Numb with disbelief, I frantically try to make sense of what I’m seeing in Alan’s eyes and hearing in his words, but before I can do either he turns to leave.

Then everything happens all at once, so quickly my mind can’t keep up: Neil grabbing Alan by the shoulder; whirling him around; the sound of his fist landing in Alan’s jaw; the explosion of flashes as the press runs toward us, cameras snapping pictures with each step; the shouted questions from every direction.

“You fucking stay away from her,” Neil growls, standing above Alan. “You don’t talk to her. You don’t try to see her. You stay the fuck away from my wife and from me.”

Stunned, I can’t find my words.

For some reason my gaze desperately moves to Alan and not Neil. Our eyes lock. Alan says nothing. He stares at me and my heart jumps into my throat. Why are those great black eyes so full of pity and anguish as they look at me?

Before I can make reason of it, Neil is dragging me to the house, shouting
no comment
with every step. Inside he pulls me with him to a bedroom, slams the door and locks it. I stare at him, afraid and unsure how to manage this.

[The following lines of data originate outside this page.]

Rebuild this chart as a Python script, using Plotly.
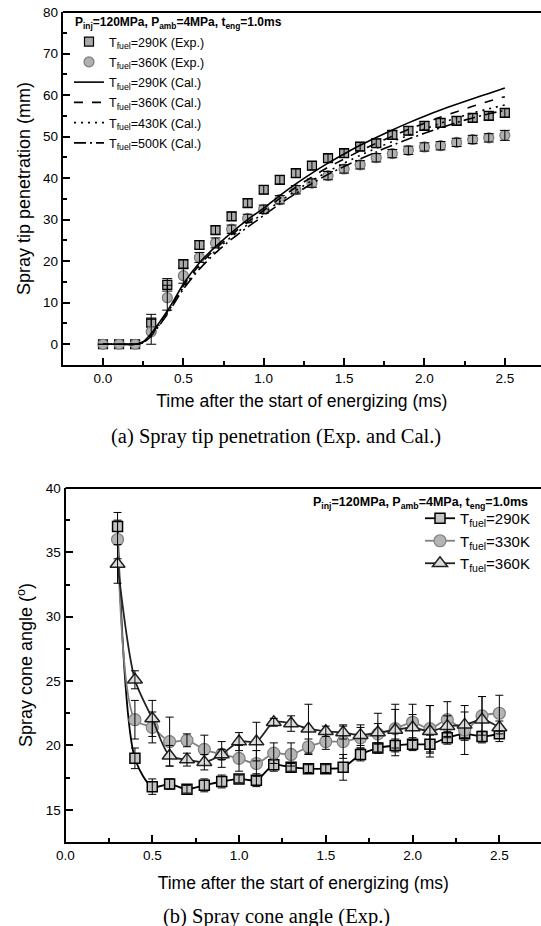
import plotly.graph_objects as go

W, H = 541, 926

# ---------------- data: (a) spray tip penetration ----------------
t_exp = [0.0, 0.1, 0.2, 0.3, 0.4, 0.5, 0.6, 0.7, 0.8, 0.9, 1.0, 1.1, 1.2,
         1.3, 1.4, 1.5, 1.6, 1.7, 1.8, 1.9, 2.0, 2.1, 2.2, 2.3, 2.4, 2.5]
exp290 = [0, 0, 0, 5.2, 14.3, 19.3, 23.9, 27.5, 30.8, 34.0, 37.2, 39.6, 41.2,
          43.0, 44.8, 46.0, 47.6, 48.4, 50.4, 51.4, 52.6, 53.3, 53.8, 54.5, 55.0, 55.7]
err290 = [0, 0, 0, 2.0, 1.5, 1.0, 1.0, 1.0, 1.0, 1.0, 1.0, 1.0, 1.0,
          1.0, 1.0, 1.0, 1.0, 1.0, 1.0, 1.0, 1.0, 1.0, 1.0, 1.0, 1.0, 1.0]
exp360 = [0, 0, 0, 3.0, 11.2, 16.5, 20.9, 24.4, 27.7, 30.3, 32.5, 34.8, 37.2,
          38.8, 40.6, 42.2, 43.2, 44.9, 45.9, 46.7, 47.5, 47.8, 48.6, 49.3, 49.7, 50.3]
err360 = [0, 0, 0, 3.0, 3.0, 1.8, 1.2, 1.2, 1.0, 1.0, 1.0, 1.0, 1.0,
          1.0, 1.0, 1.0, 1.0, 1.0, 1.0, 1.0, 1.0, 1.0, 1.0, 1.0, 1.0, 1.2]

t_cal = [0.0, 0.1, 0.2, 0.25, 0.3, 0.35, 0.4, 0.45, 0.5, 0.6, 0.7, 0.8, 0.9, 1.0,
         1.1, 1.2, 1.3, 1.4, 1.5, 1.6, 1.7, 1.8, 1.9, 2.0, 2.1, 2.2, 2.3, 2.4, 2.5]
cal290 = [0, 0, 0, 0.6, 2.6, 5.2, 8.0, 11.2, 14.5, 19.6, 23.5, 26.9, 30.0, 32.8,
          35.8, 38.6, 41.2, 43.6, 45.8, 47.9, 49.8, 51.6, 53.3, 54.9, 56.4, 57.8, 59.1, 60.4, 61.7]
cal360 = [0, 0, 0, 0.5, 2.4, 5.0, 7.8, 10.9, 14.1, 19.1, 23.0, 26.4, 29.4, 32.2,
          35.1, 37.8, 40.3, 42.6, 44.6, 46.6, 48.4, 50.1, 51.7, 53.2, 54.7, 56.0, 57.3, 58.5, 59.6]
cal430 = [0, 0, 0, 0.4, 2.2, 4.7, 7.5, 10.6, 13.7, 18.6, 22.5, 25.9, 28.8, 31.6,
          34.4, 37.0, 39.4, 41.6, 43.6, 45.5, 47.2, 48.8, 50.3, 51.8, 53.2, 54.5, 55.7, 56.7, 57.6]
cal500 = [0, 0, 0, 0.3, 2.0, 4.5, 7.2, 10.3, 13.3, 18.1, 22.0, 25.3, 28.2, 31.0,
          33.8, 36.3, 38.7, 40.9, 42.8, 44.6, 46.3, 47.9, 49.4, 50.8, 52.1, 53.4, 54.5, 55.5, 56.3]

# ---------------- data: (b) spray cone angle ----------------
t_ang = [0.3, 0.4, 0.5, 0.6, 0.7, 0.8, 0.9, 1.0, 1.1, 1.2, 1.3, 1.4,
         1.5, 1.6, 1.7, 1.8, 1.9, 2.0, 2.1, 2.2, 2.3, 2.4, 2.5]
ang290 = [37.0, 19.0, 16.8, 17.0, 16.6, 16.9, 17.2, 17.4, 17.3, 18.5, 18.3, 18.2,
          18.2, 18.3, 19.3, 19.8, 20.0, 20.1, 20.1, 20.6, 20.9, 20.7, 20.9]
e_ang290 = [1.1, 0.8, 0.6, 0.4, 0.3, 0.5, 0.5, 0.3, 0.5, 0.5, 0.3, 0.3,
            0.3, 1.0, 0.5, 0.4, 0.5, 0.5, 0.7, 0.5, 0.5, 0.4, 0.6]
ang330 = [36.0, 22.0, 21.4, 20.3, 20.4, 19.7, 19.3, 19.0, 18.6, 19.4, 19.3, 19.9,
          20.3, 20.3, 20.6, 20.9, 21.3, 21.8, 21.3, 22.0, 21.2, 22.3, 22.5]
e_ang330 = [1.5, 1.5, 1.2, 1.9, 0.5, 1.1, 1.0, 1.0, 1.0, 0.8, 0.9, 0.6,
            0.6, 1.3, 0.8, 0.8, 1.5, 1.4, 1.8, 1.4, 1.9, 1.5, 1.4]
ang360 = [34.1, 25.1, 22.1, 19.2, 18.9, 18.7, 19.3, 20.3, 20.3, 21.8, 21.7, 21.3,
          21.1, 21.0, 20.8, 21.0, 21.2, 21.4, 21.1, 21.5, 21.6, 22.0, 21.4]
e_ang360 = [1.5, 0.7, 1.4, 0.8, 0.5, 0.6, 0.4, 0.7, 1.5, 0.3, 0.6, 1.9,
            0.4, 0.5, 0.8, 1.5, 2.0, 1.0, 2.0, 0.8, 1.0, 1.8, 0.5]

SANS = "Liberation Sans, Arial, sans-serif"
SERIF = "Liberation Serif, Times New Roman, serif"

fig = go.Figure()


def err(vals, w):
    return dict(type="data", array=vals, visible=True, color="black", thickness=1, width=w)


def overlay(x, y, e, w, xa, ya, lg, grp):
    # error bars drawn on top of the markers, as in the original figure
    return go.Scatter(x=x, y=y, mode="markers", marker=dict(size=1, opacity=0), error_y=err(e, w),
                      showlegend=False, hoverinfo="skip", xaxis=xa, yaxis=ya, legend=lg, legendgroup=grp)


# top: experiments
fig.add_trace(go.Scatter(x=t_exp, y=exp290, mode="markers", name="T<sub>fuel</sub>=290K (Exp.)",
                         marker=dict(symbol="square", size=9, color="#a9a9a9", line=dict(color="black", width=1.2)),
                         xaxis="x", yaxis="y", legend="legend", legendgroup="a1"))
fig.add_trace(overlay(t_exp, exp290, err290, 5, "x", "y", "legend", "a1"))
fig.add_trace(go.Scatter(x=t_exp, y=exp360, mode="markers", name="T<sub>fuel</sub>=360K (Exp.)",
                         marker=dict(symbol="circle", size=10, color="#b0b0b0", line=dict(color="#7a7a7a", width=1.2)),
                         xaxis="x", yaxis="y", legend="legend", legendgroup="a2"))
fig.add_trace(overlay(t_exp, exp360, err360, 5, "x", "y", "legend", "a2"))
# top: calculations
cal_sets = [(cal290, "290K", "solid"), (cal360, "360K", "dash"),
            (cal430, "430K", "2px,5px"), (cal500, "500K", "12px,4px,2px,4px")]
for i, (vals, lab, dash) in enumerate(cal_sets):
    fig.add_trace(go.Scatter(x=t_cal, y=vals, mode="lines", name="T<sub>fuel</sub>=" + lab + " (Cal.)",
                             line=dict(color="black", width=1.6, dash=dash, shape="spline", smoothing=0.6),
                             xaxis="x", yaxis="y", legend="legend", legendgroup="c%d" % i))

# bottom
fig.add_trace(go.Scatter(x=t_ang, y=ang290, mode="lines+markers", name="T<sub>fuel</sub>=290K",
                         line=dict(color="black", width=1.8, shape="spline", smoothing=0.8),
                         marker=dict(symbol="square", size=10, color="#c4c4c4", line=dict(color="black", width=1.5)),
                         xaxis="x2", yaxis="y2", legend="legend2", legendgroup="b1"))
fig.add_trace(overlay(t_ang, ang290, e_ang290, 4, "x2", "y2", "legend2", "b1"))
fig.add_trace(go.Scatter(x=t_ang, y=ang330, mode="lines+markers", name="T<sub>fuel</sub>=330K",
                         line=dict(color="#808080", width=1.8, shape="spline", smoothing=0.8),
                         marker=dict(symbol="circle", size=12, color="#b4b4b4", line=dict(color="#808080", width=1.2)),
                         xaxis="x2", yaxis="y2", legend="legend2", legendgroup="b2"))
fig.add_trace(overlay(t_ang, ang330, e_ang330, 4, "x2", "y2", "legend2", "b2"))
fig.add_trace(go.Scatter(x=t_ang, y=ang360, mode="lines+markers", name="T<sub>fuel</sub>=360K",
                         line=dict(color="#222222", width=1.8, shape="spline", smoothing=0.8),
                         marker=dict(symbol="triangle-up", size=13, color="#dcdcdc", line=dict(color="#222222", width=1.5)),
                         xaxis="x2", yaxis="y2", legend="legend2", legendgroup="b3"))
fig.add_trace(overlay(t_ang, ang360, e_ang360, 4, "x2", "y2", "legend2", "b3"))


def xax(domain, rng, standoff):
    return dict(domain=domain, range=rng, showline=True, linewidth=2, linecolor="black", automargin=False,
                ticks="inside", ticklen=7, tickwidth=2, tickcolor="black", dtick=0.5, tick0=0,
                tickformat=".1f", showgrid=False, zeroline=False,
                minor=dict(ticks="inside", ticklen=4, tickwidth=1.5, dtick=0.25, tick0=0, tickcolor="black"),
                tickfont=dict(family=SANS, size=13.5, color="black"),
                title=dict(text="Time after the start of energizing (ms)", standoff=standoff,
                           font=dict(family=SANS, size=17.5, color="black")))


def yax(domain, rng, dtick, title):
    return dict(domain=domain, range=rng, showline=True, linewidth=2, linecolor="black", automargin=False,
                ticks="inside", ticklen=7, tickwidth=2, tickcolor="black", dtick=dtick, tick0=0,
                showgrid=False, zeroline=False,
                minor=dict(ticks="inside", ticklen=4, tickwidth=1.5, dtick=dtick / 2, tick0=0, tickcolor="black"),
                tickfont=dict(family=SANS, size=13.5, color="black"),
                title=dict(text=title, standoff=8, font=dict(family=SANS, size=18, color="black")))


top_y = [1 - 365 / H, 1 - 12 / H]
bot_y = [1 - 842 / H, 1 - 488 / H]
top_xl = 62.8 / W
bot_xl = 65.5 / W

hdr = "<b>P<sub>inj</sub>=120MPa, P<sub>amb</sub>=4MPa, t<sub>eng</sub>=1.0ms</b>"

fig.update_layout(
    width=W, height=H, margin=dict(l=0, r=0, t=0, b=0),
    paper_bgcolor="white", plot_bgcolor="white",
    font=dict(family=SANS, color="black"),
    xaxis=xax([top_xl, 1], [-0.25, 2.725], 10) | dict(anchor="y"),
    yaxis=yax(top_y, [-5, 80], 10, "Spray tip penetration (mm)") | dict(anchor="x"),
    xaxis2=xax([bot_xl, 1], [0, 2.74], 15) | dict(anchor="y2"),
    yaxis2=yax(bot_y, [12.5, 40], 5, "Spray cone angle (<sup>o</sup>)") | dict(anchor="x2"),
    legend=dict(x=69 / W, y=1 - 27 / H, xanchor="left", yanchor="top", bgcolor="rgba(0,0,0,0)",
                font=dict(family=SANS, size=12.5, color="black"), itemwidth=30, tracegroupgap=1),
    legend2=dict(x=420 / W, y=1 - 502 / H, xanchor="left", yanchor="top", bgcolor="rgba(0,0,0,0)",
                 font=dict(family=SANS, size=15, color="black"), itemwidth=30, tracegroupgap=0),
    shapes=[
        dict(type="line", xref="paper", yref="paper", x0=top_xl, x1=1, y0=top_y[1], y1=top_y[1],
             line=dict(color="black", width=2)),
        dict(type="line", xref="paper", yref="paper", x0=bot_xl, x1=1, y0=bot_y[1], y1=bot_y[1],
             line=dict(color="black", width=2)),
    ],
    annotations=[
        dict(text=hdr, xref="paper", yref="paper", x=73 / W, y=1 - 23 / H, xanchor="left", yanchor="middle",
             showarrow=False, font=dict(family=SANS, size=12, color="black")),
        dict(text=hdr, xref="paper", yref="paper", x=530 / W, y=1 - 503 / H, xanchor="right", yanchor="middle",
             showarrow=False, font=dict(family=SANS, size=12.5, color="black")),
        dict(text="(a) Spray tip penetration (Exp. and Cal.)", xref="paper", yref="paper",
             x=276 / W, y=1 - 437 / H, xanchor="center", yanchor="middle",
             showarrow=False, font=dict(family=SERIF, size=20.5, color="black")),
        dict(text="(b) Spray cone angle (Exp.)", xref="paper", yref="paper",
             x=276 / W, y=1 - 916 / H, xanchor="center", yanchor="middle",
             showarrow=False, font=dict(family=SERIF, size=20.5, color="black")),
    ],
)

fig.write_html("out.html")
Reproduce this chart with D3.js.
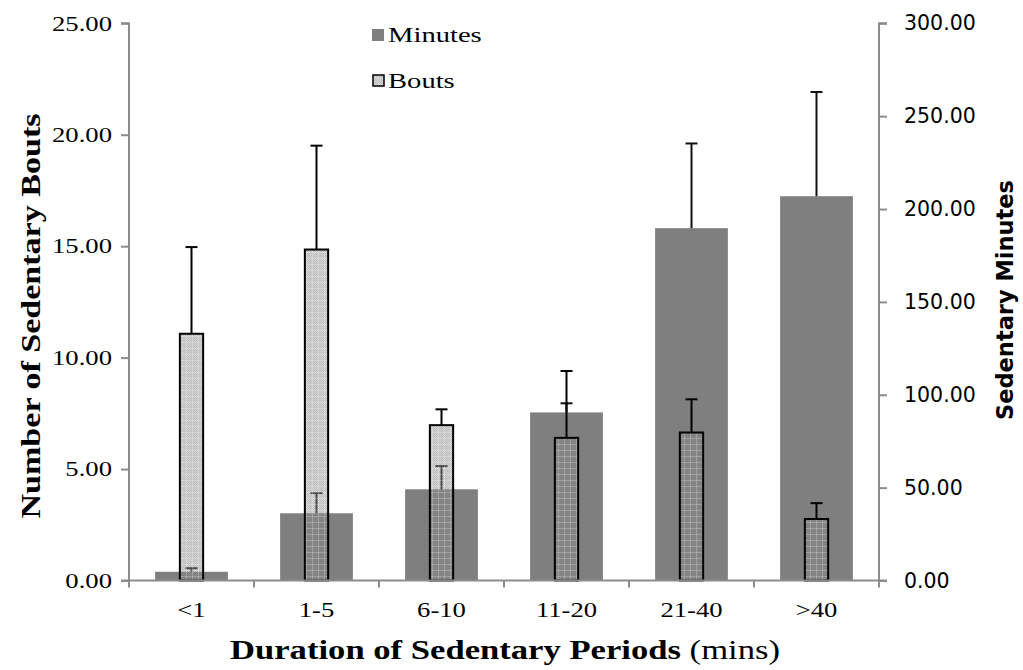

His fingers drop away from my wrist and he moves to the bathroom.
Oh crap, he’s bleeding. What have I done?

“We should go to the hospital, Neil. You might have broken something.”

His jaw clenches and unclenches as he holds his hand under running water. After a few minutes he shuts the tap off and wraps his hand in a towel.

In the bathroom doorway, he stops, staring at me with eyes wild with pain and something else I’ve never before seen. The knot in my throat becomes strangling.

“I don’t ever want to talk about this,” he says with a quiet voice that makes me jump. “I don’t want to know what you did in there with him. Not ever.”